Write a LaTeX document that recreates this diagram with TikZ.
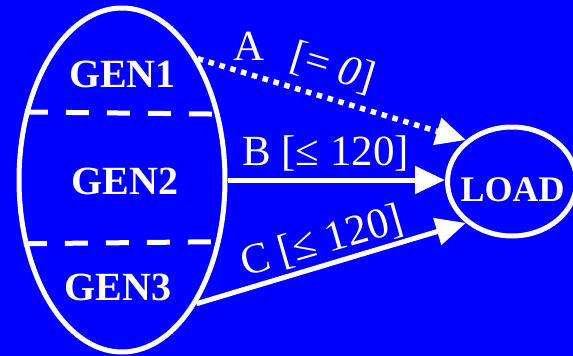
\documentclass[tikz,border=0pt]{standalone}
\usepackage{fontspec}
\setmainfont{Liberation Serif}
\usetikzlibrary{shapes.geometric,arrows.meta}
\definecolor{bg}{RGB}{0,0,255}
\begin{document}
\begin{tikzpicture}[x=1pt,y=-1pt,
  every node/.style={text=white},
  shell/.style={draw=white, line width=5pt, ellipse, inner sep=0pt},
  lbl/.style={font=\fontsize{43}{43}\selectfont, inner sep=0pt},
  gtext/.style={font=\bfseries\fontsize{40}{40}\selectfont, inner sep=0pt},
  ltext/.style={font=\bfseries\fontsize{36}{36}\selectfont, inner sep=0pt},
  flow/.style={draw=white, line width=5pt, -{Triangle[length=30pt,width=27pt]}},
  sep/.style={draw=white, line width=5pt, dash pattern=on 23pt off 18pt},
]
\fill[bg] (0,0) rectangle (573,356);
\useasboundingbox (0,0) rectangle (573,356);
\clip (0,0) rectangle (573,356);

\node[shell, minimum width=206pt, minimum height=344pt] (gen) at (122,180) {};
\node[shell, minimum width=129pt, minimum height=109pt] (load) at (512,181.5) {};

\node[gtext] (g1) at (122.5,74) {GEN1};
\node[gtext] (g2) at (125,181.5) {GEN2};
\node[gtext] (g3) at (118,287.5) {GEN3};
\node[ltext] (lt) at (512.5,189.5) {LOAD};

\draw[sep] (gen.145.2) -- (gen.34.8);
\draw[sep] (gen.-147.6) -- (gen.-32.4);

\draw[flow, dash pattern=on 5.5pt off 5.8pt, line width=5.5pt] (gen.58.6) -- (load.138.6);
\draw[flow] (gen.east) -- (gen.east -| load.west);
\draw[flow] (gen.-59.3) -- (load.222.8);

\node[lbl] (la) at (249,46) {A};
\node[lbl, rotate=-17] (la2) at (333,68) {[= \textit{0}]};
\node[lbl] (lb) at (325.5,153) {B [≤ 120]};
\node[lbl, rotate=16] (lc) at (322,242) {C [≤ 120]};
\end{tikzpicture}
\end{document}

What the task asks.
Repeat the material exactly as it reads, without any of its pictures.

Exercise response.
Write a LaTeX document that recreates this diagram with TikZ.
\documentclass[tikz,border=0pt]{standalone}
\usepackage{fontspec}
\setmainfont{Liberation Serif}
\usetikzlibrary{shapes.geometric,arrows.meta}
\definecolor{bg}{RGB}{0,0,255}
\begin{document}
\begin{tikzpicture}[x=1pt,y=-1pt,
  every node/.style={text=white},
  shell/.style={draw=white, line width=5pt, ellipse, inner sep=0pt},
  lbl/.style={font=\fontsize{43}{43}\selectfont, inner sep=0pt},
  gtext/.style={font=\bfseries\fontsize{40}{40}\selectfont, inner sep=0pt},
  ltext/.style={font=\bfseries\fontsize{36}{36}\selectfont, inner sep=0pt},
  flow/.style={draw=white, line width=5pt, -{Triangle[length=30pt,width=27pt]}},
  sep/.style={draw=white, line width=5pt, dash pattern=on 23pt off 18pt},
]
\fill[bg] (0,0) rectangle (573,356);
\useasboundingbox (0,0) rectangle (573,356);
\clip (0,0) rectangle (573,356);

\node[shell, minimum width=206pt, minimum height=344pt] (gen) at (122,180) {};
\node[shell, minimum width=129pt, minimum height=109pt] (load) at (512,181.5) {};

\node[gtext] (g1) at (122.5,74) {GEN1};
\node[gtext] (g2) at (125,181.5) {GEN2};
\node[gtext] (g3) at (118,287.5) {GEN3};
\node[ltext] (lt) at (512.5,189.5) {LOAD};

\draw[sep] (gen.145.2) -- (gen.34.8);
\draw[sep] (gen.-147.6) -- (gen.-32.4);

\draw[flow, dash pattern=on 5.5pt off 5.8pt, line width=5.5pt] (gen.58.6) -- (load.138.6);
\draw[flow] (gen.east) -- (gen.east -| load.west);
\draw[flow] (gen.-59.3) -- (load.222.8);

\node[lbl] (la) at (249,46) {A};
\node[lbl, rotate=-17] (la2) at (333,68) {[= \textit{0}]};
\node[lbl] (lb) at (325.5,153) {B [≤ 120]};
\node[lbl, rotate=16] (lc) at (322,242) {C [≤ 120]};
\end{tikzpicture}
\end{document}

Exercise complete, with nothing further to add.